# Raw data
┌──
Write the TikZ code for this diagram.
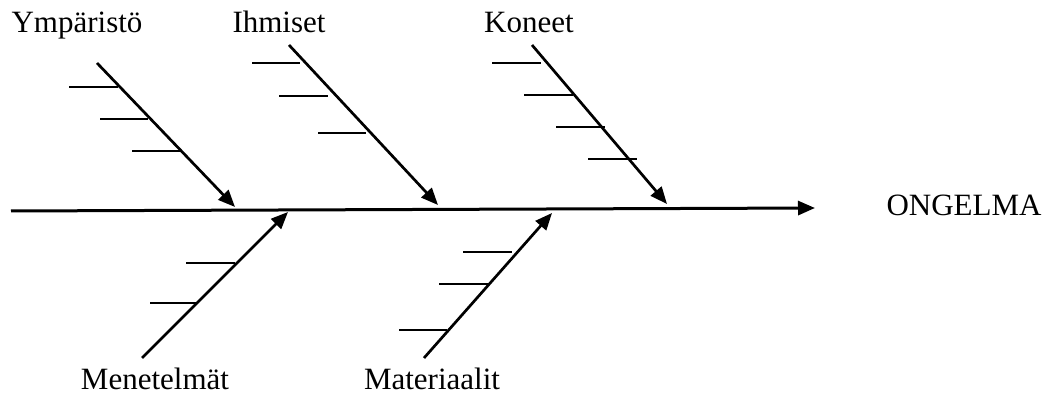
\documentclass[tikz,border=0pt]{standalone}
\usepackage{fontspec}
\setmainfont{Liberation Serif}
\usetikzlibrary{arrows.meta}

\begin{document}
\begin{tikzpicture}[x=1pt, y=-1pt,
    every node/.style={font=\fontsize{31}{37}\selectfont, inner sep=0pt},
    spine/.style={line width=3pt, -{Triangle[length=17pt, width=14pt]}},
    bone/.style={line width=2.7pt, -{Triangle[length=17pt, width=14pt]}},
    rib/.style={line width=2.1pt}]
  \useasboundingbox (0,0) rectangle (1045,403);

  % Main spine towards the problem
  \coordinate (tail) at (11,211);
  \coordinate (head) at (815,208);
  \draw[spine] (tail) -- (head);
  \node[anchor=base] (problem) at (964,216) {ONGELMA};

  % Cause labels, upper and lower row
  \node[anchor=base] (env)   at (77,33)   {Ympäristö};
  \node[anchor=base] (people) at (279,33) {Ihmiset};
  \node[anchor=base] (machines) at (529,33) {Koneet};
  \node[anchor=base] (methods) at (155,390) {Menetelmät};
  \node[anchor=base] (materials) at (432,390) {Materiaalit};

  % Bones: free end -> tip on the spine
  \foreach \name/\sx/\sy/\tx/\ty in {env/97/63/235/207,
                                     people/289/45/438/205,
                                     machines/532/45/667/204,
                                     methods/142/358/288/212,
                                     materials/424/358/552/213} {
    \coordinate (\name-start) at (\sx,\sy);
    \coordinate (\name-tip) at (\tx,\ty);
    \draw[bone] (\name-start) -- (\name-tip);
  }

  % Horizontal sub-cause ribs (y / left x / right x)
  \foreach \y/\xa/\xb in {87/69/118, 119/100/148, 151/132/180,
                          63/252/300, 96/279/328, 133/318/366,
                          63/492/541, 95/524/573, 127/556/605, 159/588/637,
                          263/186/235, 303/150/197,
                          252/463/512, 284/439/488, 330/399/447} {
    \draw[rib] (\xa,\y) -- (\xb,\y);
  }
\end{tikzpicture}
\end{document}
└──
# Exercise
Repeat the material above in full and exactly, apart from the pictures.

# Response to this exercise
Write the TikZ code for this diagram.
\documentclass[tikz,border=0pt]{standalone}
\usepackage{fontspec}
\setmainfont{Liberation Serif}
\usetikzlibrary{arrows.meta}

\begin{document}
\begin{tikzpicture}[x=1pt, y=-1pt,
    every node/.style={font=\fontsize{31}{37}\selectfont, inner sep=0pt},
    spine/.style={line width=3pt, -{Triangle[length=17pt, width=14pt]}},
    bone/.style={line width=2.7pt, -{Triangle[length=17pt, width=14pt]}},
    rib/.style={line width=2.1pt}]
  \useasboundingbox (0,0) rectangle (1045,403);

  % Main spine towards the problem
  \coordinate (tail) at (11,211);
  \coordinate (head) at (815,208);
  \draw[spine] (tail) -- (head);
  \node[anchor=base] (problem) at (964,216) {ONGELMA};

  % Cause labels, upper and lower row
  \node[anchor=base] (env)   at (77,33)   {Ympäristö};
  \node[anchor=base] (people) at (279,33) {Ihmiset};
  \node[anchor=base] (machines) at (529,33) {Koneet};
  \node[anchor=base] (methods) at (155,390) {Menetelmät};
  \node[anchor=base] (materials) at (432,390) {Materiaalit};

  % Bones: free end -> tip on the spine
  \foreach \name/\sx/\sy/\tx/\ty in {env/97/63/235/207,
                                     people/289/45/438/205,
                                     machines/532/45/667/204,
                                     methods/142/358/288/212,
                                     materials/424/358/552/213} {
    \coordinate (\name-start) at (\sx,\sy);
    \coordinate (\name-tip) at (\tx,\ty);
    \draw[bone] (\name-start) -- (\name-tip);
  }

  % Horizontal sub-cause ribs (y / left x / right x)
  \foreach \y/\xa/\xb in {87/69/118, 119/100/148, 151/132/180,
                          63/252/300, 96/279/328, 133/318/366,
                          63/492/541, 95/524/573, 127/556/605, 159/588/637,
                          263/186/235, 303/150/197,
                          252/463/512, 284/439/488, 330/399/447} {
    \draw[rib] (\xa,\y) -- (\xb,\y);
  }
\end{tikzpicture}
\end{document}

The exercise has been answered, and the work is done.